Comment se fait-il qu'on ne vous ai pas revue très vite après un succès tel que Hasta Siempre ?
Nathalie Cardone : Parce que mon album a mis du temps à sortir, et que le public n'a pas su qu'il était sorti. Il y a un loup là-dedans, je le trouverai un jour. (la sortie tardive de l'album sera en partie la cause de son relatif insuccès ndla)
Allez vous faire une version de Hasta Siempre en français ?
Nathalie Cardone : Ce serait dommage...
L'album international est il disponible à la vente?
Nathalie Cardone : Il est assez dur à trouver, je le conçois, mais tu peux le trouver chez le disquaire des Abbesses, à Paris XVIIIème (le magasin ABCD).
Avez-vous gardé des contacts avec Laurent Boutonnat ?
Nathalie Cardone : Oui. (Laurent Boutonnat et Nathalie Cardone ont rompu tout contact depuis le printemps 2002 ndla)
Quand on parle de Laurent Boutonnat, on pense évidemment à Mylène Farmer. Que pensez-vous de cette artiste ?
Nathalie Cardone : J'aime beaucoup l'artiste, mais je me sens différente, et en même temps assez proche.
Allez-vous retravailler avec Laurent Boutonnat pour votre second album
?
Nathalie Cardone : Peut-être. (Laurent Boutonnat et Nathalie Cardone avaient déjà cessé leur collaboration d'un commun accord avant que ne fut faite cette interview ndla)
Laurent Boutonnat travaille encore pour toi ou il ne s'intéresse plus qu' aux lolitas têtes à claques ?
Nathalie Cardone : Ne sois pas méchant comme ça. ;-)) Il va mûrir ! LOL (sic)
Nathalie, préférez-vous chanter en français, en espagnol ou en anglais ?
Nathalie Cardone : Je préfère chanter en anglais.
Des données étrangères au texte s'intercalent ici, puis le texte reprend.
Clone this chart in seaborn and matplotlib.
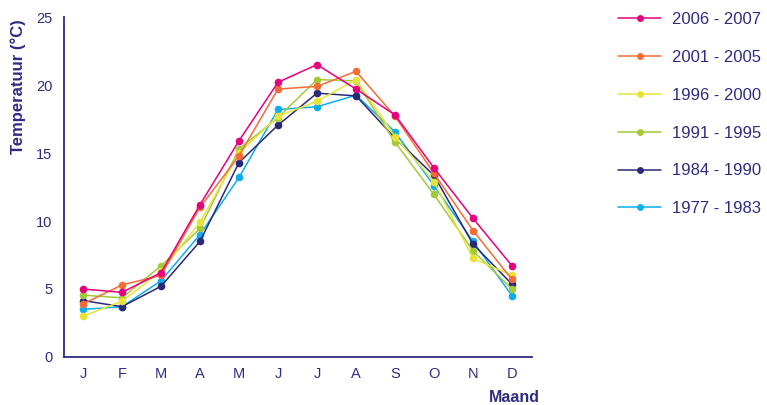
import matplotlib
matplotlib.use("Agg")
import matplotlib.pyplot as plt
import seaborn as sns
import pandas as pd

# ------------- DATA -------------
months = ["J", "F", "M", "A", "M", "J", "J", "A", "S", "O", "N", "D"]
periods = ["2006 - 2007", "2001 - 2005", "1996 - 2000", "1991 - 1995", "1984 - 1990", "1977 - 1983"]
colors = ["#E5007D", "#F36C35", "#E8E437", "#A3C93A", "#2A2977", "#0DAEEA"]

t_2006_2007 = [5.0, 4.75, 6.2, 11.2, 15.9, 20.2, 21.5, 19.7, 17.8, 13.9, 10.2, 6.7]
t_2001_2005 = [3.9, 5.3, 6.0, 11.0, 14.8, 19.7, 19.9, 21.0, 17.7, 13.5, 9.3, 5.7]
t_1996_2000 = [3.0, 4.1, 6.3, 9.9, 15.0, 17.7, 18.8, 20.4, 16.2, 12.9, 7.25, 6.0]
t_1991_1995 = [4.55, 4.35, 6.7, 9.45, 15.3, 17.6, 20.4, 20.3, 15.8, 11.95, 7.8, 5.0]
t_1984_1990 = [4.15, 3.7, 5.2, 8.5, 14.3, 17.05, 19.4, 19.2, 16.1, 13.35, 8.3, 5.35]
t_1977_1983 = [3.5, 3.7, 5.6, 9.0, 13.2, 18.2, 18.4, 19.25, 16.55, 12.6, 8.5, 4.5]

series = [t_2006_2007, t_2001_2005, t_1996_2000, t_1991_1995, t_1984_1990, t_1977_1983]

# long form table, month position as number (labels repeat)
rows = []
for name, vals in zip(periods, series):
    for i, v in enumerate(vals):
        rows.append({"maand": i, "temp": v, "periode": name})
df = pd.DataFrame(rows)

# ------------- PLOT -------------
sns.set_style("white")
plt.rcParams["font.family"] = ["Liberation Sans", "DejaVu Sans"]
navy = "#2E2C80"

fig = plt.figure(figsize=(7.67, 4.05), dpi=100)
ax = fig.add_axes([63.5 / 767, 48 / 405, 468 / 767, 340 / 405])

# draw oldest first so newest ends on top
sns.lineplot(data=df, x="maand", y="temp", hue="periode",
             hue_order=periods[::-1], palette=colors[::-1],
             marker="o", markersize=5.5, markeredgewidth=0,
             linewidth=1.1, sort=False, ax=ax)

ax.set_xlim(-0.5, 11.5)
ax.set_ylim(0, 25)
ax.set_yticks([0, 5, 10, 15, 20, 25])
ax.set_xticks([i - 0.5 for i in range(13)])
ax.set_xticklabels([])
ax.set_xticks(range(12), minor=True)
ax.set_xticklabels(months, minor=True)
ax.tick_params(axis="x", which="major", direction="out", length=7, width=1.2, color=navy)
ax.tick_params(axis="x", which="minor", length=0, pad=7, labelsize=10.5, labelcolor=navy)
ax.tick_params(axis="y", direction="out", length=5, width=1.2, color=navy,
               labelsize=10.5, labelcolor=navy, pad=3)

sns.despine(ax=ax)
for s in ("left", "bottom"):
    ax.spines[s].set_color(navy)
    ax.spines[s].set_linewidth(1.3)
ax.set_xlabel("")
ax.set_ylabel("")

fig.text(18 / 767, 1 - 19 / 405, "Temperatuur (°C)", rotation=90, ha="center", va="top",
         fontsize=12, fontweight="bold", color=navy)
fig.text(540 / 767, 1 - 397 / 405, "Maand", ha="right", va="center",
         fontsize=11.5, fontweight="bold", color=navy)

handles, labels = ax.get_legend_handles_labels()
ax.legend(handles[::-1], labels[::-1], loc="upper left",
          bbox_to_anchor=(618 / 767, 1 - 12 / 405), bbox_transform=fig.transFigure,
          frameon=False, fontsize=12, labelcolor=navy, borderpad=0, borderaxespad=0,
          handlelength=2.6, handletextpad=0.65, labelspacing=1.37, markerscale=0.9)

plt.savefig("out.png", dpi=100)
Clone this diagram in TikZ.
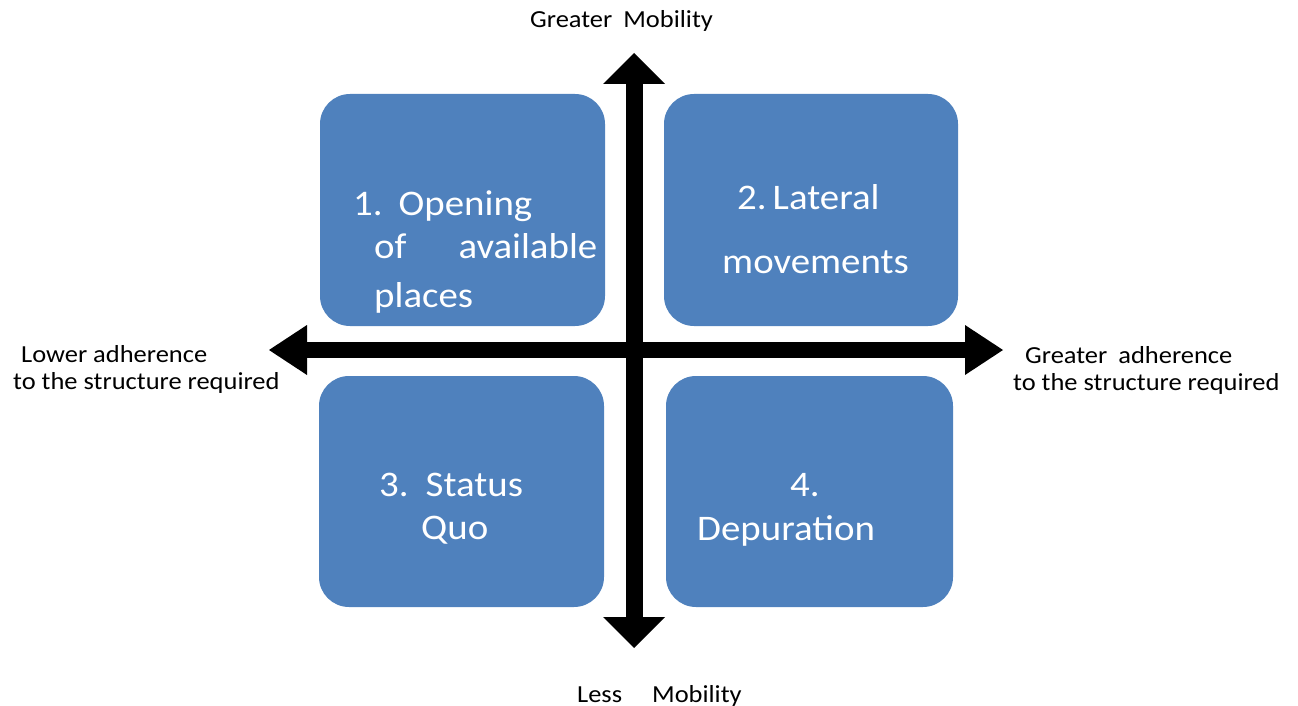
\documentclass[tikz,border=0pt]{standalone}
\usepackage{fontspec}
\setmainfont{Carlito}[FakeStretch=1.08]
\definecolor{quadblue}{RGB}{79,129,189}
\usetikzlibrary{positioning,arrows.meta}

\begin{document}
\begin{tikzpicture}[x=1pt,y=-1pt,
    quad/.style={fill=quadblue,draw=none,rounded corners=30pt,minimum height=232pt,inner sep=0pt},
    qtext/.style={anchor=base west,inner sep=0pt,text=white,font=\fontsize{36}{43}\selectfont},
    ltext/.style={anchor=base west,inner sep=0pt,font=\fontsize{24.5}{29}\selectfont}]
    \useasboundingbox (0,0) rectangle (1298,706);

    % the four quadrants
    \node[quad,minimum width=285pt] (q1) at (462.5,210) {};
    \node[quad,minimum width=294pt] (q2) at (811,210) {};
    \node[quad,minimum width=285pt,minimum height=231pt] (q3) at (461.5,491.5) {};
    \node[quad,minimum width=287pt,minimum height=231pt] (q4) at (809.5,491.5) {};

    \node[qtext] (q1a) at (353,215) {1.\hspace{16pt}Opening};
    \node[qtext] (q1b) at (374,258) {of\hspace{52pt}available};
    \node[qtext] (q1c) at (374,307) {places};
    \node[qtext] (q2a) at (737,209) {2.\hspace{6pt}Lateral};
    \node[qtext] (q2b) at (722,273) {movements};
    \node[qtext] (q3a) at (379,496) {3.\hspace{17pt}Status};
    \node[qtext] (q3b) at (421,539) {Quo};
    \node[qtext] (q4a) at (790,496) {4.};
    \node[qtext] (q4b) at (697,540) {Depuration};

    % axes
    \coordinate (top) at (634,53);
    \coordinate (bottom) at (634,648);
    \coordinate (left) at (269,350);
    \coordinate (right) at (1003,350);
    \draw[line width=17pt,>={Triangle[width=62pt,length=31pt,line width=0pt]},<->] (bottom) -- (top);
    \draw[line width=16pt,>={Triangle[width=50pt,length=38pt,line width=0pt]},<->] (left) -- (right);

    % axis labels
    \node[ltext] (up) at (530,28) {Greater\hspace{11pt}Mobility};
    \node[ltext] (down) at (577,702) {Less\hspace{30pt}Mobility};
    \node[ltext] (lo1) at (21,362) {Lower adherence};
    \node[ltext] (lo2) at (13,389) {to the structure required};
    \node[ltext] (hi1) at (1025,363) {Greater\hspace{11pt}adherence};
    \node[ltext] (hi2) at (1013,390) {to the structure required};
\end{tikzpicture}
\end{document}
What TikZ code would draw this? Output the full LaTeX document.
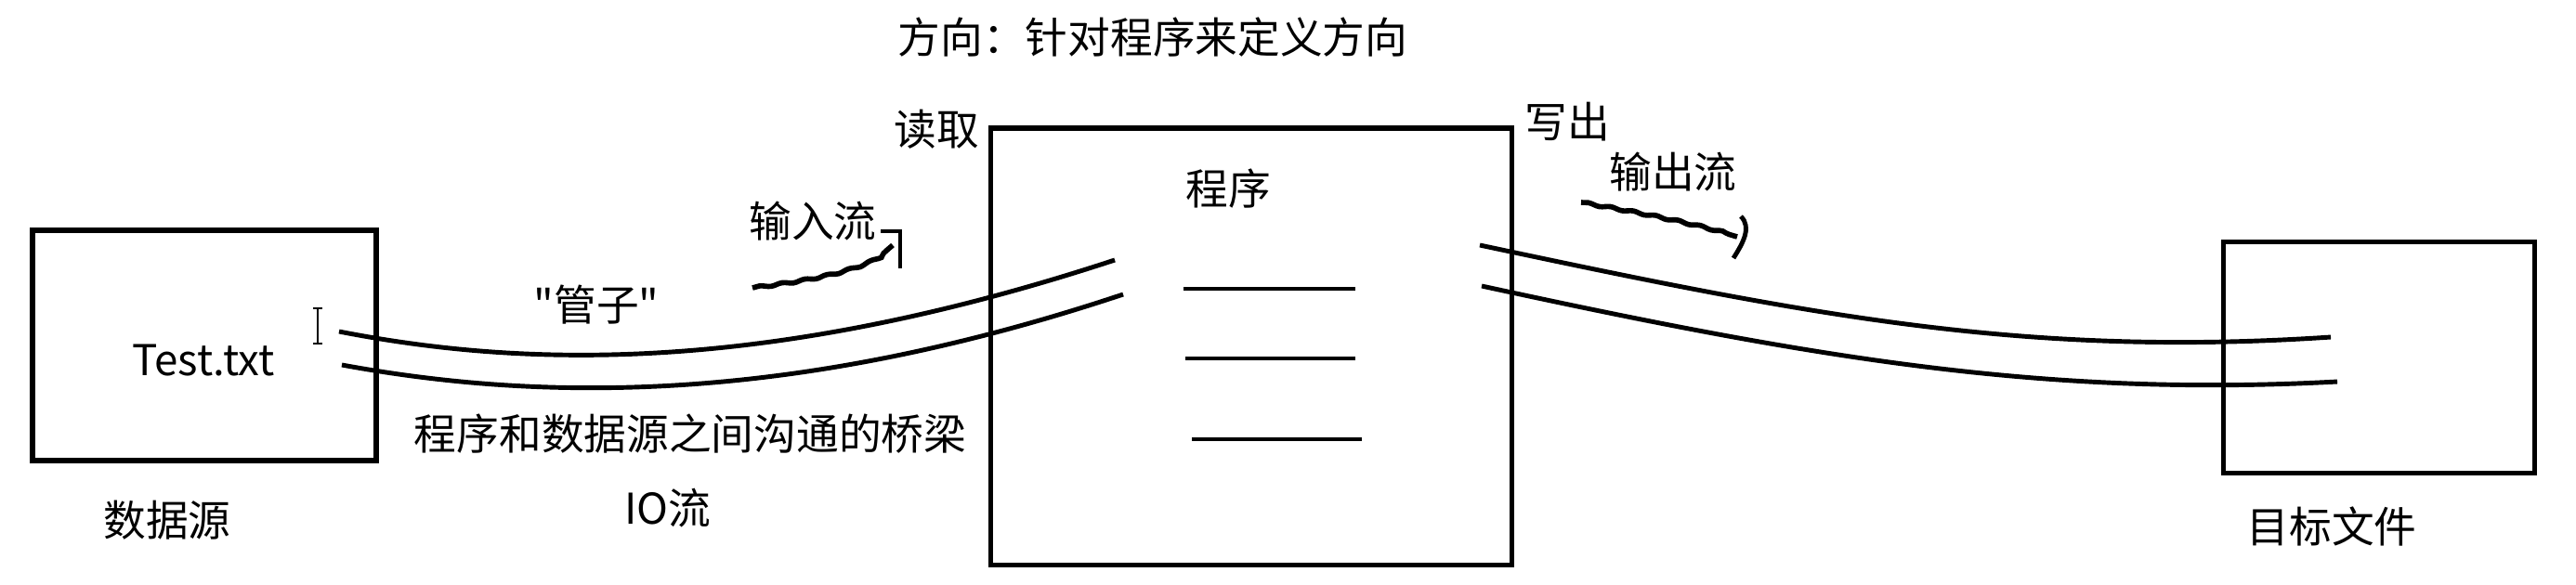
\documentclass[tikz,border=0pt]{standalone}
\usepackage{fontspec}
\newfontfamily\cjk{Noto Sans CJK SC}
\usetikzlibrary{decorations.pathmorphing}

\tikzset{
    scatola/.style={draw, line width=1.5pt, inner sep=0pt},
    testo/.style={inner sep=0pt, font=\cjk\fontsize{13}{15}\selectfont},
    tubo/.style={line width=1.4pt},
    freccia/.style={line width=1.6pt, decorate, decoration={snake, amplitude=0.3pt, segment length=7pt}},
}

\begin{document}
\begin{tikzpicture}[x=0.01cm, y=-0.01cm]
    % Parametri
    \pgfmathsetmacro{\cx}{342}
    \pgfmathsetmacro{\cya}{332}
    \pgfmathsetmacro{\cyb}{370}
    \useasboundingbox (0,0) rectangle (2773,629);
    % Scatole
    \node[scatola, minimum width=3.7cm, minimum height=2.48cm] (sorgente) at (220,372) {};
    \node[scatola, minimum width=5.6cm, minimum height=4.7cm] (programma) at (1347,373) {};
    \node[scatola, minimum width=3.35cm, minimum height=2.49cm] (destinazione) at (2561,385) {};
    % Testi
    \node[testo] (titolo) at (1241,40) {方向：针对程序来定义方向};
    \node[testo] (leggi) at (1008,139) {读取};
    \node[testo] (scrivi) at (1687,131) {写出};
    \node[testo] (nomeprog) at (1322,203) {程序};
    \node[testo] (ingresso) at (875,238) {输入流};
    \node[testo] (uscita) at (1801,185) {输出流};
    \node[testo] (tubi) at (642,328) {"管子"};
    \node[testo] (file) at (219,388) {Test.txt};
    \node[testo] (ponte) at (743,467) {程序和数据源之间沟通的桥梁};
    \node[testo] (io) at (719,547) {IO流};
    \node[testo] (nomesorg) at (180,560) {数据源};
    \node[testo] (nomedest) at (2510,567) {目标文件};
    % Cursore
    \draw[line width=0.5pt] (\cx,\cya) -- (\cx,\cyb);
    \draw[line width=0.5pt] (\cx-5,\cya) -- (\cx+5,\cya);
    \draw[line width=0.5pt] (\cx-5,\cyb) -- (\cx+5,\cyb);
    % Tubi
    \coordinate (ina) at (365,357);
    \coordinate (inb) at (1200,280);
    \coordinate (inc) at (368,393);
    \coordinate (ind) at (1209,317);
    \coordinate (outa) at (1593,264);
    \coordinate (outb) at (2509,363);
    \coordinate (outc) at (1595,308);
    \coordinate (outd) at (2516,411);
    \draw[tubo] (ina) .. controls (560,395) and (820,405) .. (inb);
    \draw[tubo] (inc) .. controls (570,430) and (840,440) .. (ind);
    \draw[tubo] (outa) .. controls (1950,340) and (2180,385) .. (outb);
    \draw[tubo] (outc) .. controls (1950,385) and (2200,428) .. (outd);
    % Righe del programma
    \foreach \xa/\xb/\y in {1274/1459/311, 1276/1459/386, 1283/1466/473}{
        \draw[tubo] (\xa,\y) -- (\xb,\y);
    }
    % Frecce
    \coordinate (fa) at (810,310);
    \coordinate (fb) at (961,264);
    \draw[freccia] (fa) .. controls (870,302) and (930,292) .. (fb);
    \draw[tubo] (948,249) -- (969,249) -- (969,289);
    \coordinate (fc) at (1702,218);
    \coordinate (fd) at (1870,255);
    \draw[freccia] (fc) .. controls (1760,228) and (1820,240) .. (fd);
    \draw[tubo] (1874,233) .. controls (1886,245) and (1876,262) .. (1866,278);
\end{tikzpicture}
\end{document}
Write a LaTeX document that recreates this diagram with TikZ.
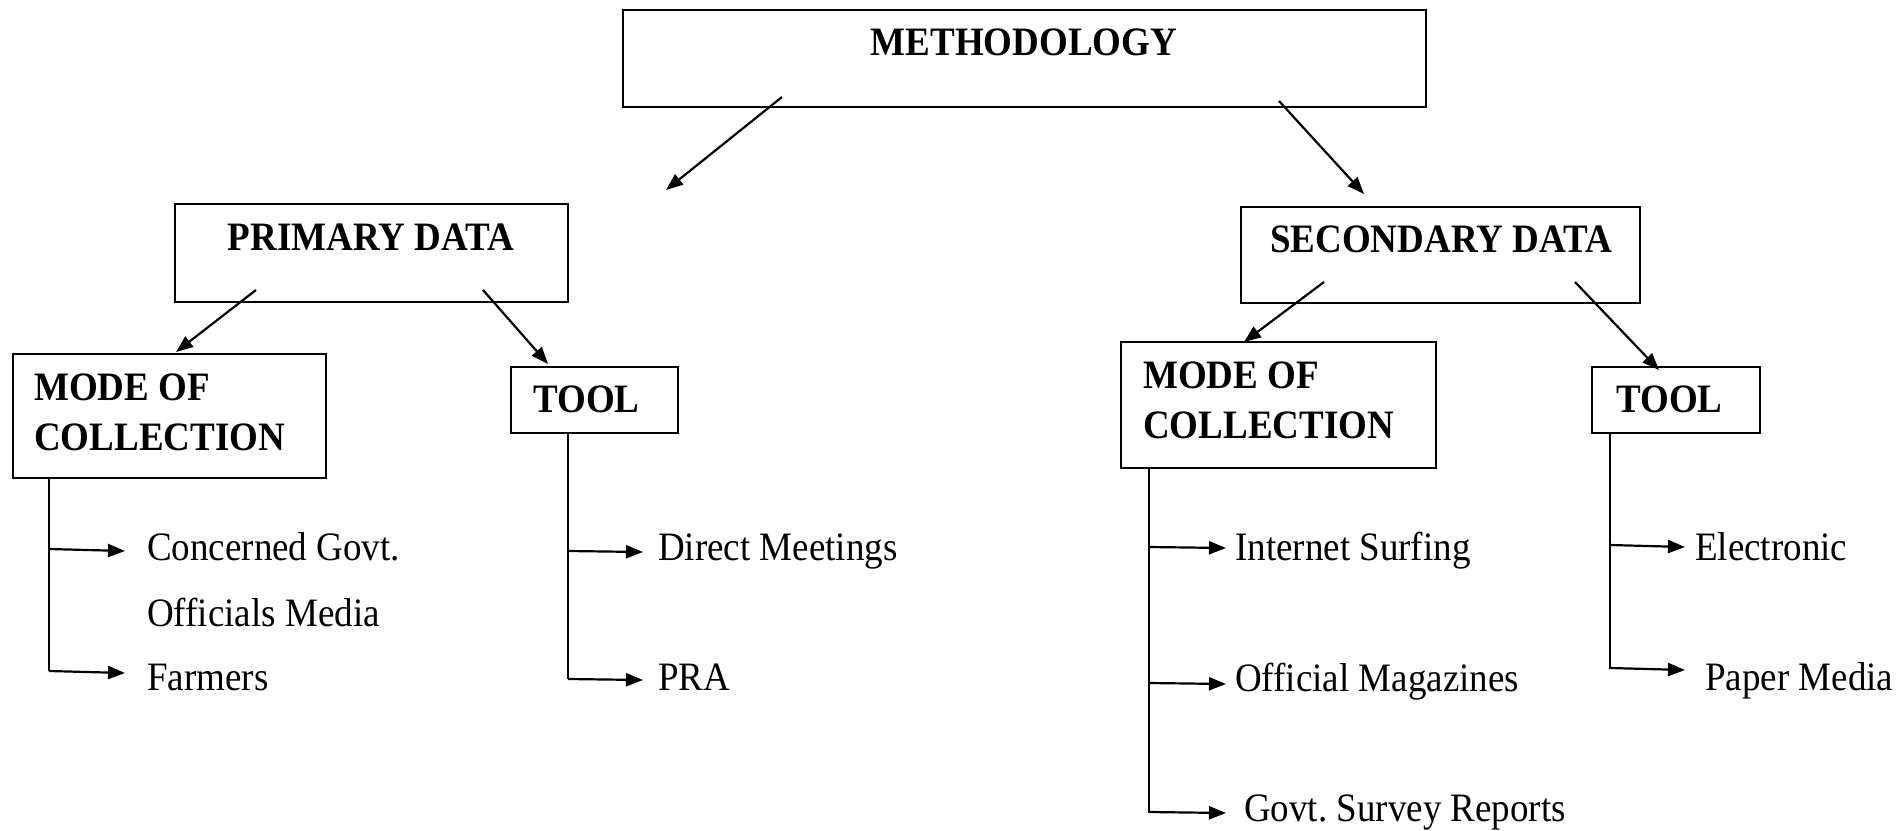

J'adore chanter en français,et j'exulte lorsque je chante en espagnol !
Avez vous ressenti un besoin de vous retirer du star system à un
moment ?
Nathalie Cardone : Que suis-je en train de faire en ce moment, à ton avis ?
Nathalie Cardone n'a sorti aucun disque et n'a joué dans aucun film depuis cette interview.